Other aspects of the confrontations were also troubling. According to published reports “as reporters attempted to document protesters who interrupted the Senate’s vote . . . and their subsequent arrest for doing so, Capitol Police barred them from recording and taking pictures, telling them it’s ‘a ‘crime scene.’” It is our understanding that this was done at the directive of the Senate Sergeant at Arms.
While there may be “no photography” signs posted in some hallways, those signs must be related to some properly promulgated rule or regulation prohibiting such activity in a public place. Whereas the only tangentially related rule states “The taking of pictures of any kind is prohibited in the Senate Chamber . . . ,” which was not relevant in this situation as it occurred in the hallway.

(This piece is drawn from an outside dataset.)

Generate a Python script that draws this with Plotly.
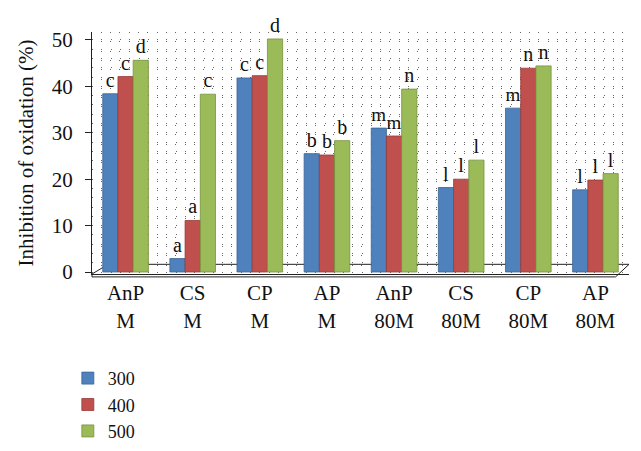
import plotly.graph_objects as go

categories = ["AnP<br>M", "CS<br>M", "CP<br>M", "AP<br>M",
              "AnP<br>80M", "CS<br>80M", "CP<br>80M", "AP<br>80M"]
series_names = ["300", "400", "500"]
v300 = [38.4, 2.9, 41.8, 25.5, 31.0, 18.2, 35.3, 17.7]
v400 = [42.1, 11.1, 42.3, 25.2, 29.3, 20.0, 43.9, 19.8]
v500 = [45.6, 38.3, 50.2, 28.3, 39.4, 24.1, 44.4, 21.2]
l300 = ["c", "a", "c", "b", "m", "l", "m", "l"]
l400 = ["c", "a", "c", "b", "m", "l", "n", "l"]
l500 = ["d", "c", "d", "b", "n", "l", "n", "l"]
y_ticks = [0, 10, 20, 30, 40, 50]

colors = ["#4F81BD", "#C0504D", "#9BBB59"]
edges = ["#3A6494", "#963B38", "#76923C"]
FONT = "Liberation Serif, Times New Roman, serif"

fig = go.Figure()
for name, vals, labs, c, e in zip(series_names, [v300, v400, v500],
                                  [l300, l400, l500], colors, edges):
    fig.add_trace(go.Bar(
        x=categories, y=vals, name=name, text=labs,
        textposition="outside", cliponaxis=False,
        textfont=dict(family=FONT, size=20, color="#111"),
        marker=dict(color=c, line=dict(color=e, width=0.8)),
    ))

# invisible helper trace so the dotted vertical grid axis is drawn
fig.add_trace(go.Scatter(x=[0, 58], y=[0, 0], xaxis="x2", mode="lines",
                         line=dict(width=0), showlegend=False,
                         hoverinfo="skip"))

fig.update_layout(
    width=641, height=451,
    margin=dict(l=84, r=20, t=24, b=185, autoexpand=False),
    paper_bgcolor="white", plot_bgcolor="white",
    font=dict(family=FONT, size=20, color="#111"),
    barmode="group", bargap=0.32, bargroupgap=0.0,
    xaxis=dict(
        type="category", showgrid=False, showline=True,
        linecolor="#222", linewidth=1.2, ticks="",
        tickfont=dict(family=FONT, size=21, color="#111"),
        range=[-0.5, 7.5],
    ),
    xaxis2=dict(
        overlaying="x", range=[0, 57.7], dtick=1, showgrid=True,
        griddash="1px,8.3px", gridcolor="#666", gridwidth=1,
        showticklabels=False, zeroline=False, showline=False, ticks="",
    ),
    yaxis=dict(
        range=[-0.43, 51.7], tickvals=y_ticks, showgrid=True,
        griddash="1px,8.3px", gridcolor="#666", gridwidth=1,
        minor=dict(dtick=2, showgrid=True, griddash="1px,8.3px",
                   gridcolor="#666", gridwidth=1),
        zeroline=False, showline=True, linecolor="#222", linewidth=1.2,
        ticks="outside", ticklen=6, tickcolor="#222",
        ticklabelstandoff=8,
        tickfont=dict(family=FONT, size=21, color="#111"),
        title=dict(text="Inhibition of oxidation (%)",
                   font=dict(family=FONT, size=21, color="#111"),
                   standoff=12),
    ),
    legend=dict(
        x=-0.045, y=-0.355, xanchor="left", yanchor="top",
        orientation="v", traceorder="normal",
        font=dict(family=FONT, size=18, color="#111"),
        bgcolor="rgba(0,0,0,0)", tracegroupgap=0,
    ),
)

# light 3D-like floor slab
fig.add_shape(type="path", xref="paper", yref="paper",
              path="M 0 0 L 0.03 0.04 L 1.0 0.04 L 0.975 -0.012 L 0 -0.012 Z",
              line=dict(color="#222", width=1), fillcolor="rgba(255,255,255,0)",
              layer="below")

fig.write_html("out.html")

Regardless of whether such an enforceable hallway prohibition exists, we still assert that it is an abridgment of the free speech and freedom of the press clauses of the First Amendment protecting the rights of both citizens and journalists to photograph and record police performing their official duties in a public place. The pretextual claim that something is a “crime scene” when it is in plain view of those standing where they otherwise have a legal right to be present does not negate those rights.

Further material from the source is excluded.